**Collected data**
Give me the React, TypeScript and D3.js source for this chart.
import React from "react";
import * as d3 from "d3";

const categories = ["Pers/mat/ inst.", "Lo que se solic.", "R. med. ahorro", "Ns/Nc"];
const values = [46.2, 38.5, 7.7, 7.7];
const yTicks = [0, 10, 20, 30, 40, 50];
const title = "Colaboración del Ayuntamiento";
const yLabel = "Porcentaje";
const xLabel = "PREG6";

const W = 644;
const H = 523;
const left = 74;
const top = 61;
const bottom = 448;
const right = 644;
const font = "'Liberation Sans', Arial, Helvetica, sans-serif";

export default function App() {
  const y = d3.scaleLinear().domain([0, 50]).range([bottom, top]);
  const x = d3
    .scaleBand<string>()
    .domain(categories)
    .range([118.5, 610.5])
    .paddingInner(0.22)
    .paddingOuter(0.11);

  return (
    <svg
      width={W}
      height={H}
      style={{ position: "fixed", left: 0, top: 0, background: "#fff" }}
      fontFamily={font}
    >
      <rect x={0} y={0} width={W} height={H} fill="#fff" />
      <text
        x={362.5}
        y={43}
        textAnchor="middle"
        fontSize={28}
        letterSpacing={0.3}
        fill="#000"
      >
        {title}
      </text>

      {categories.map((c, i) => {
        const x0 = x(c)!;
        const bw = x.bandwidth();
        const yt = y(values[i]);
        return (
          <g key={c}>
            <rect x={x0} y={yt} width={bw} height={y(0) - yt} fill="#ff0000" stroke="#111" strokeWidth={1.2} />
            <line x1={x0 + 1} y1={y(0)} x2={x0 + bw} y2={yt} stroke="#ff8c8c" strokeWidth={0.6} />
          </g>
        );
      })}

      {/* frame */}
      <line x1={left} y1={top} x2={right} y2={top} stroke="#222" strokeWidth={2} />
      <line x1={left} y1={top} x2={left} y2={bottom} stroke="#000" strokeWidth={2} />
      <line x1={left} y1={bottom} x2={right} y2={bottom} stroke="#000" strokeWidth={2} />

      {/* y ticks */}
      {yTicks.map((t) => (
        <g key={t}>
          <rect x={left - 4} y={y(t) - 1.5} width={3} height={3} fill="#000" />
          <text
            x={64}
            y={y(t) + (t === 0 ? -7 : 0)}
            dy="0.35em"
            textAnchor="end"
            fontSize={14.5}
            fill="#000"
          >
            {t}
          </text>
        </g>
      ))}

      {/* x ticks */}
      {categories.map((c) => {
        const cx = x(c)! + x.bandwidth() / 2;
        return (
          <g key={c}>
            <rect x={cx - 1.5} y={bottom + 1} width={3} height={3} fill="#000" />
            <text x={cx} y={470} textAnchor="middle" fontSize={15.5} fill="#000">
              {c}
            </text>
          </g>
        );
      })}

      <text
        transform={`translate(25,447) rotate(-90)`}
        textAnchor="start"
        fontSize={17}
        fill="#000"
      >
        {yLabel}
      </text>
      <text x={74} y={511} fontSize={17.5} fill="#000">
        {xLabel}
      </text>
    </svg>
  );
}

**Aim of the task**
Reproduce the full listing above, character for character.

**The reply**
Give me the React, TypeScript and D3.js source for this chart.
import React from "react";
import * as d3 from "d3";

const categories = ["Pers/mat/ inst.", "Lo que se solic.", "R. med. ahorro", "Ns/Nc"];
const values = [46.2, 38.5, 7.7, 7.7];
const yTicks = [0, 10, 20, 30, 40, 50];
const title = "Colaboración del Ayuntamiento";
const yLabel = "Porcentaje";
const xLabel = "PREG6";

const W = 644;
const H = 523;
const left = 74;
const top = 61;
const bottom = 448;
const right = 644;
const font = "'Liberation Sans', Arial, Helvetica, sans-serif";

export default function App() {
  const y = d3.scaleLinear().domain([0, 50]).range([bottom, top]);
  const x = d3
    .scaleBand<string>()
    .domain(categories)
    .range([118.5, 610.5])
    .paddingInner(0.22)
    .paddingOuter(0.11);

  return (
    <svg
      width={W}
      height={H}
      style={{ position: "fixed", left: 0, top: 0, background: "#fff" }}
      fontFamily={font}
    >
      <rect x={0} y={0} width={W} height={H} fill="#fff" />
      <text
        x={362.5}
        y={43}
        textAnchor="middle"
        fontSize={28}
        letterSpacing={0.3}
        fill="#000"
      >
        {title}
      </text>

      {categories.map((c, i) => {
        const x0 = x(c)!;
        const bw = x.bandwidth();
        const yt = y(values[i]);
        return (
          <g key={c}>
            <rect x={x0} y={yt} width={bw} height={y(0) - yt} fill="#ff0000" stroke="#111" strokeWidth={1.2} />
            <line x1={x0 + 1} y1={y(0)} x2={x0 + bw} y2={yt} stroke="#ff8c8c" strokeWidth={0.6} />
          </g>
        );
      })}

      {/* frame */}
      <line x1={left} y1={top} x2={right} y2={top} stroke="#222" strokeWidth={2} />
      <line x1={left} y1={top} x2={left} y2={bottom} stroke="#000" strokeWidth={2} />
      <line x1={left} y1={bottom} x2={right} y2={bottom} stroke="#000" strokeWidth={2} />

      {/* y ticks */}
      {yTicks.map((t) => (
        <g key={t}>
          <rect x={left - 4} y={y(t) - 1.5} width={3} height={3} fill="#000" />
          <text
            x={64}
            y={y(t) + (t === 0 ? -7 : 0)}
            dy="0.35em"
            textAnchor="end"
            fontSize={14.5}
            fill="#000"
          >
            {t}
          </text>
        </g>
      ))}

      {/* x ticks */}
      {categories.map((c) => {
        const cx = x(c)! + x.bandwidth() / 2;
        return (
          <g key={c}>
            <rect x={cx - 1.5} y={bottom + 1} width={3} height={3} fill="#000" />
            <text x={cx} y={470} textAnchor="middle" fontSize={15.5} fill="#000">
              {c}
            </text>
          </g>
        );
      })}

      <text
        transform={`translate(25,447) rotate(-90)`}
        textAnchor="start"
        fontSize={17}
        fill="#000"
      >
        {yLabel}
      </text>
      <text x={74} y={511} fontSize={17.5} fill="#000">
        {xLabel}
      </text>
    </svg>
  );
}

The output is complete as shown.